According to an FTA impact paper prepared by the Commerce Ministry and seen by Asia Focus, though preferential imports increased in the last five fiscal years (2009-10 to 2013-14) they were still not very significant.

They ranged between 3.4% of total imports under the India-Malaysia agreement to 22.4% of imports under the India-Japan pact in 2013-14. This is a clear indication that preferential imports under the FTAs have not contributed to the increase in trade deficits with some markets, particularly Asean, Japan and Korea.

There was a time when the prevailing view in the Commerce Ministry was that the FTAs were detrimental to Indian interests. However, now it has been found that more than 80% of the imports took place without India's partners having applied for FTA benefits. The impact paper concludes that the utilisation rate of FTAs by Indian entrepreneurs — exporters as well as importers — is dismal.

The outreach programmes are expected to create an enabling environment for proper utilisation of the FTAs. As well, they are expected to encourage small and medium enterprises to increase exports, emphasise imports for value addition, and also encourage Indian industrialists to invest outside of the country.

"The objective is to reach out to all stakeholders, explain the rules, regulations and procedures to them and let them flag the problems," Pranav Kumar, director of international trade policy in the CII, told Asia Focus. The outreach programmes would also explore ways to attract investors from outside to manufacture in India, he added.

Commerce Ministry officials, speaking on condition of anonymity, said one factor that could improve utilisation of FTAs was better price competitiveness by Indian industries. They say the country has been losing price competitiveness in some traditional strengths such as textiles, clothing, leather, engineering, machinery and other industrial products. The officials said the causes included "weak trade-related physical infrastructure", "deficiencies in customs procedures and trade logistics", "inadequate communication infrastructure" and "lack of a uniform system of indirect taxes".

Price competitiveness in agriculture and processed products, gems and jewellery and base metal products, on the other hand, has increased in recent years.

The officials said India's reasons for entering into FTAs with other countries were diversification and expansion of its exports, access to raw materials, intermediate products and capital goods for stimulating value-added domestic manufacturing.

They claimed that the FTAs with Asean, Japan and South Korea were also a part of geopolitical strategy and a perfect fit with the "Look East" policy. The trade pacts are expected to provide more foreign investment which would help expand manufacturing in the country and thereby generate new employment opportunities.

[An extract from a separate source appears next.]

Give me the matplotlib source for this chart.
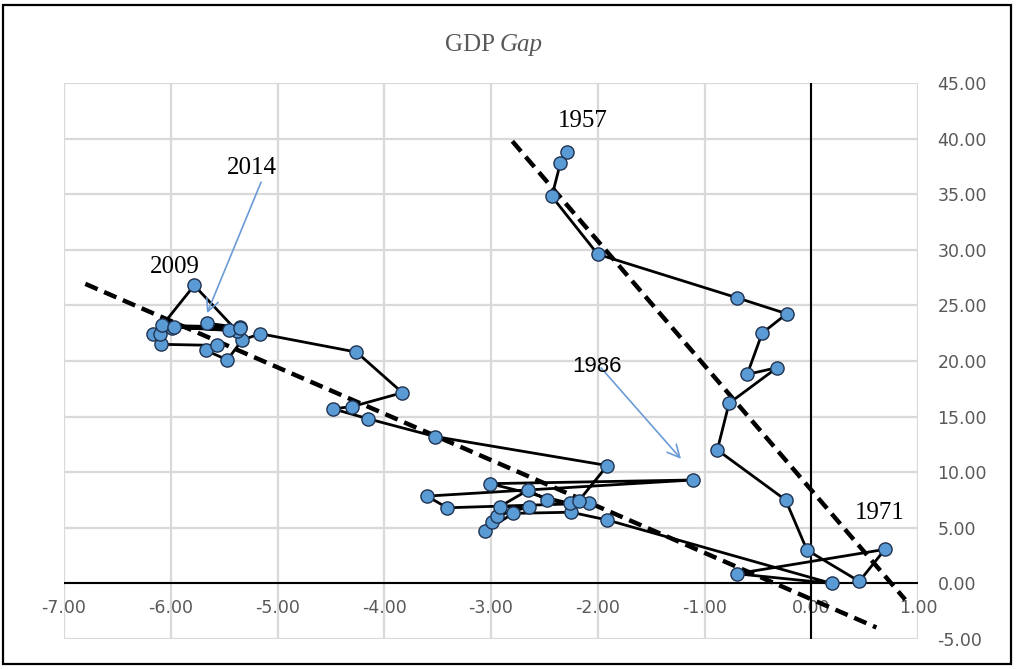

Besides the goods FTA with Asean, which has been in effect since January 2010, India has signed a services and investment FTA with Asean. It has already been ratified by four of the 10 Asean members and is expected to take effect by July this year.

Indian exports declined in December last year after registering healthy growth for most of the current fiscal year that began on April 1. Exports in December 2014 were worth $25.4 billion, down 3.8% from $26.4 billion in the same month in 2013. As a result, the country will need to export products worth $33 billion every month for the remainder of the fiscal year to achieve its target of $340 billion. Imports also declined in December 2014 by 4.78% in dollar terms compared with December 2013.

The trade deficit for the first nine months of fiscal 2014-15 was estimated at $110.05 billion, slightly higher than the deficit of $107.08 billion recorded in the corresponding period of 2013-14.